*Exercise data*
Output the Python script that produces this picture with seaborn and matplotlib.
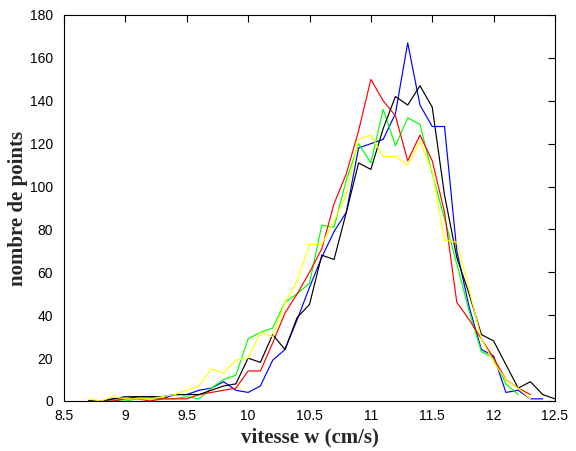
import numpy as np
import pandas as pd
import matplotlib
matplotlib.use("Agg")
import matplotlib.pyplot as plt
import seaborn as sns

nan = np.nan

vitesse = [8.7, 8.8, 8.9, 9.0, 9.1, 9.2, 9.3, 9.4, 9.5, 9.6,
           9.7, 9.8, 9.9, 10.0, 10.1, 10.2, 10.3, 10.4, 10.5, 10.6,
           10.7, 10.8, 10.9, 11.0, 11.1, 11.2, 11.3, 11.4, 11.5, 11.6,
           11.7, 11.8, 11.9, 12.0, 12.1, 12.2, 12.3, 12.4, 12.5]

bleu = [0, 0, 1, 1, 2, 2, 1, 3, 3, 5,
        6, 9, 5, 4, 7, 19, 24, 38, 53, 67,
        79, 88, 118, 120, 122, 134, 167, 138, 128, 128,
        70, 44, 24, 21, 4, 5, 1, 1, nan]

noir = [0, 0, 1, 2, 2, 2, 2, 3, 3, 3,
        5, 7, 8, 20, 18, 31, 24, 39, 45, 68,
        66, 88, 111, 108, 127, 142, 138, 147, 137, 96,
        67, 50, 31, 28, 17, 6, 9, 3, 1]

rouge = [0, 0, 0, 1, 1, 0, 1, 1, 1, 3,
         4, 5, 6, 14, 14, 27, 41, 50, 60, 71,
         92, 106, 126, 150, 140, 133, 112, 124, 112, 88,
         46, 38, 29, 20, 10, 6, 3, nan, nan]

vert = [0, 0, 0, 0, 1, 1, 1, 1, 2, 1,
        6, 10, 12, 29, 32, 34, 46, 50, 55, 82,
        81, 103, 120, 111, 136, 119, 132, 129, 106, 85,
        64, 42, 23, 20, 8, 3, nan, nan, nan]

jaune = [1, 0, 2, 1, 1, 1, 2, 3, 5, 7,
         15, 13, 19, 20, 32, 30, 46, 56, 73, 73,
         84, 96, 122, 124, 114, 114, 110, 121, 107, 75,
         74, 52, 29, 18, 10, 6, 1, nan, nan]

series_noms = ["bleu", "vert", "rouge", "noir", "jaune"]
couleurs = {"bleu": "#0000ff", "vert": "#00ff00", "rouge": "#ff0000",
            "noir": "#000000", "jaune": "#ffff00"}

x_ticks = [8.5, 9, 9.5, 10, 10.5, 11, 11.5, 12, 12.5]
x_tick_labels = ["8.5", "9", "9.5", "10", "10.5", "11", "11.5", "12", "12.5"]
y_ticks = [0, 20, 40, 60, 80, 100, 120, 140, 160, 180]

data = {"bleu": bleu, "vert": vert, "rouge": rouge, "noir": noir, "jaune": jaune}
frames = []
for nom in series_noms:
    frames.append(pd.DataFrame({"vitesse": vitesse, "n": data[nom], "serie": nom}))
df = pd.concat(frames, ignore_index=True).dropna()

sns.set_style("white")
plt.rcParams["font.family"] = ["Liberation Sans", "DejaVu Sans"]

fig = plt.figure(figsize=(5.76, 4.51), dpi=100)
ax = fig.add_axes([64 / 576, 50 / 451, 491 / 576, 386 / 451])

sns.lineplot(data=df, x="vitesse", y="n", hue="serie", hue_order=series_noms,
             palette=couleurs, linewidth=0.85, legend=False, ax=ax,
             estimator=None, sort=False)

ax.set_xlim(8.5, 12.5)
ax.set_ylim(0, 180)
ax.set_xticks(x_ticks)
ax.set_xticklabels(x_tick_labels)
ax.set_yticks(y_ticks)
for s in ax.spines.values():
    s.set_visible(True)
    s.set_color("black")
    s.set_linewidth(0.8)
ax.tick_params(direction="in", length=5, width=0.8, top=True, right=True,
               labelsize=10, colors="black")
ax.tick_params(axis="y", pad=8)
ax.tick_params(axis="x", pad=6)

ax.set_xlabel("vitesse w (cm/s)", fontsize=15, fontweight="bold",
              family=["Liberation Serif", "DejaVu Serif"], labelpad=3)
ax.set_ylabel("nombre de points", fontsize=15, fontweight="bold",
              family=["Liberation Serif", "DejaVu Serif"], labelpad=1)

fig.savefig("out.png", dpi=100, facecolor="white")
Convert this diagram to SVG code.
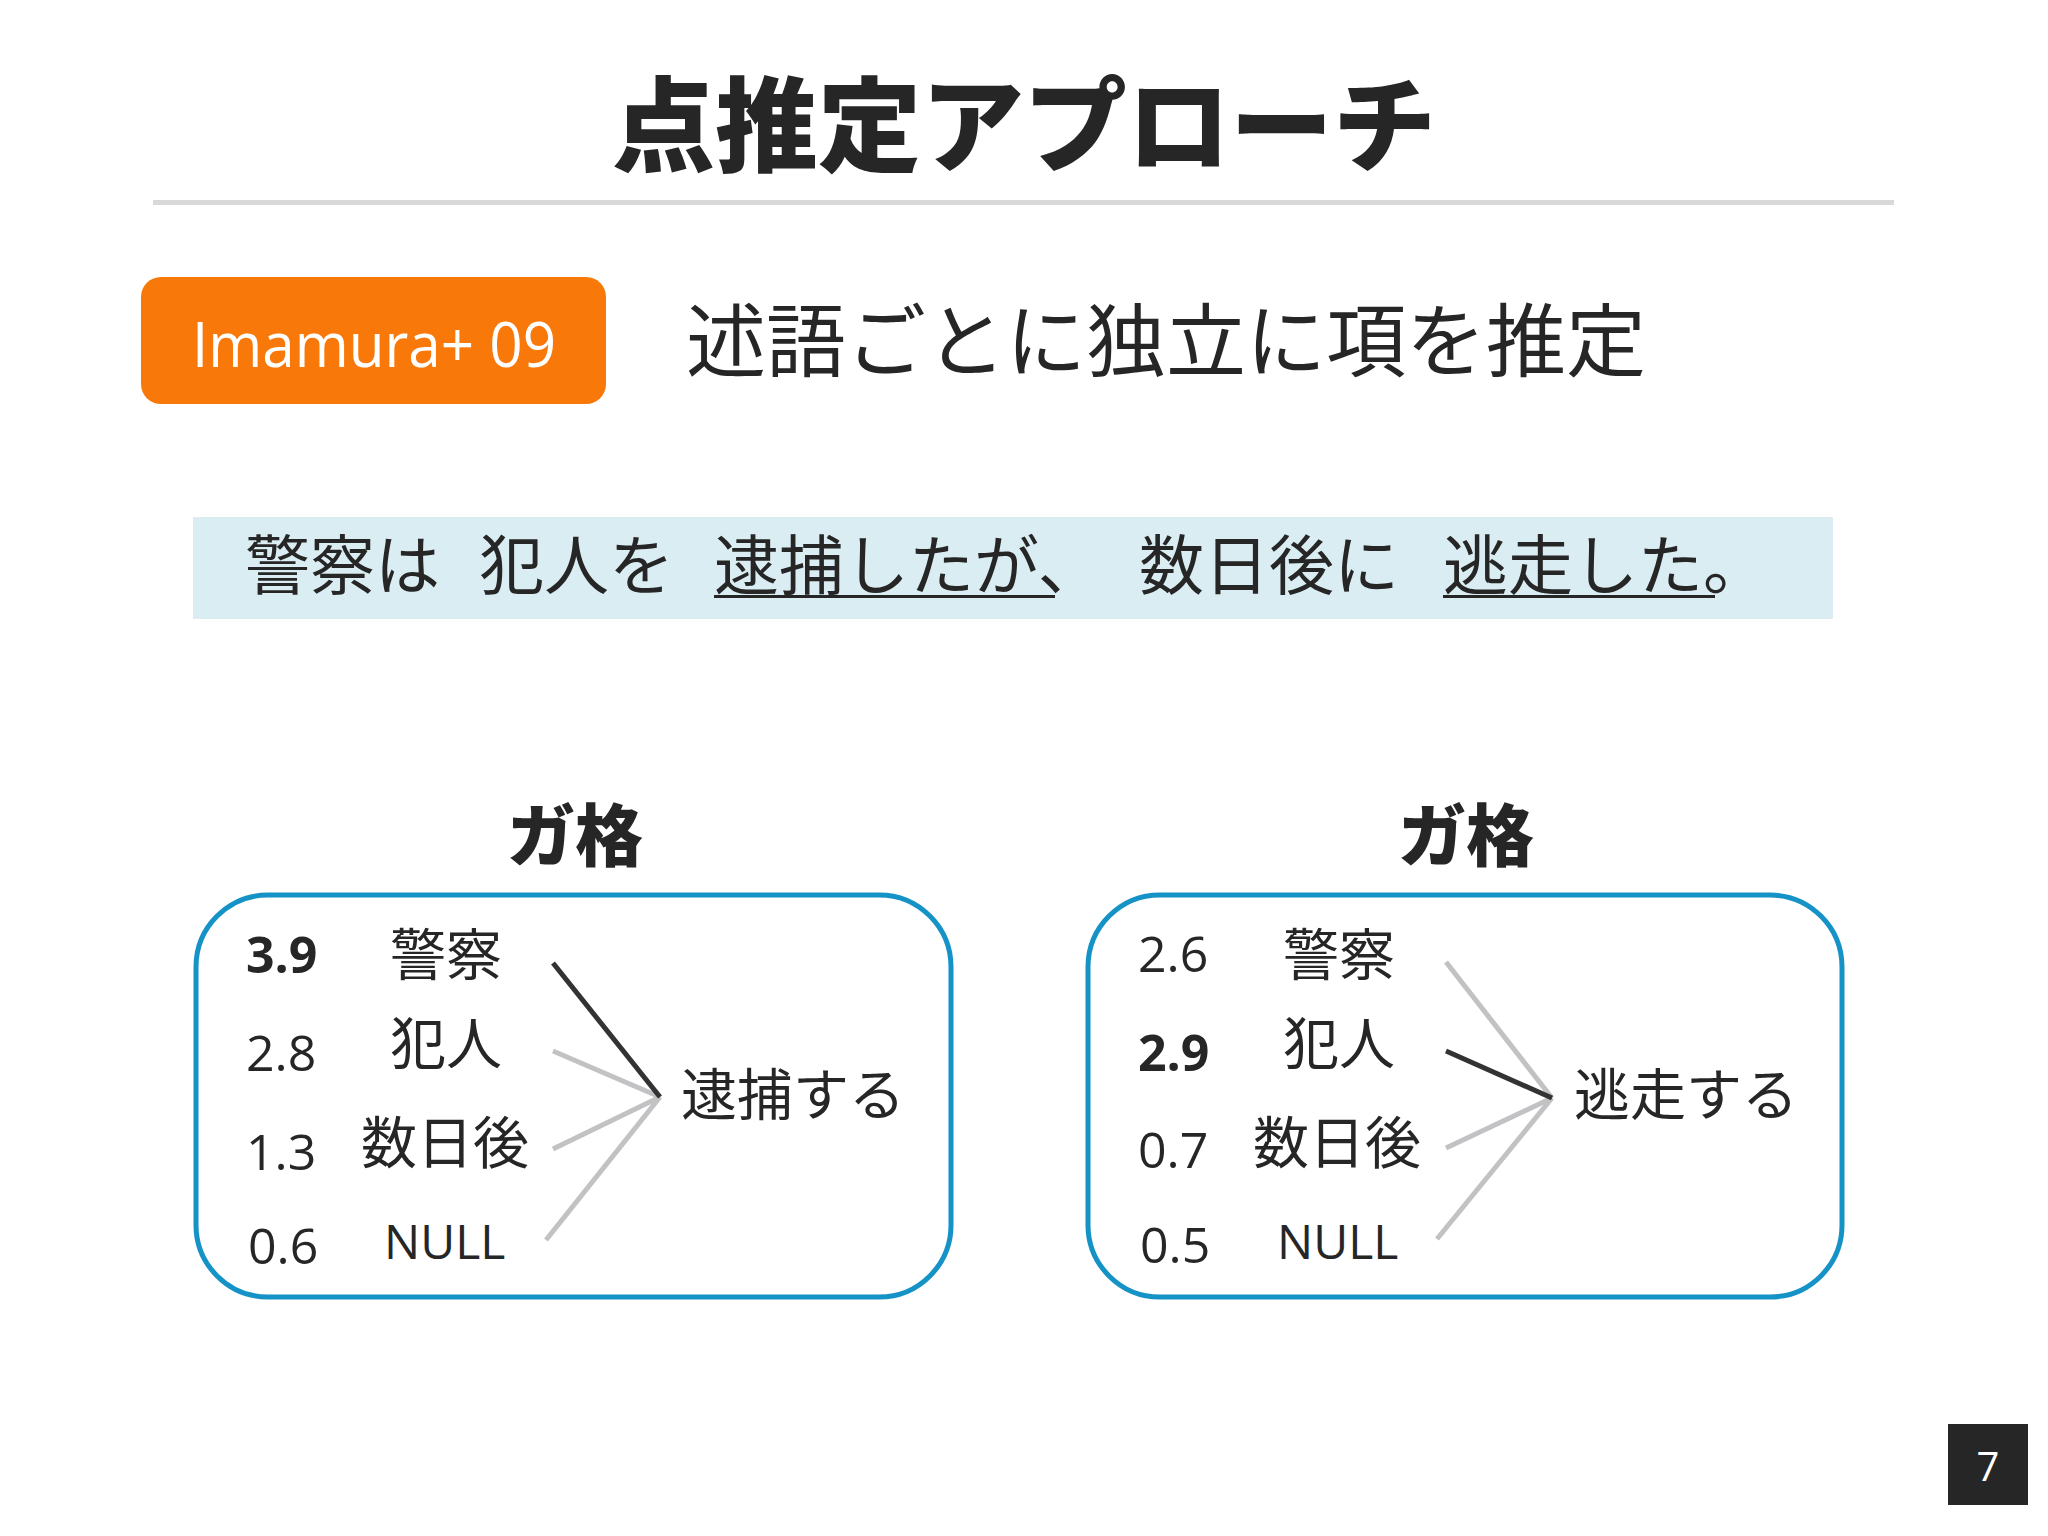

*What is asked*
Working from the material above, state how many lines contain "matplotlib"; give only the number.

*Exercise output*
4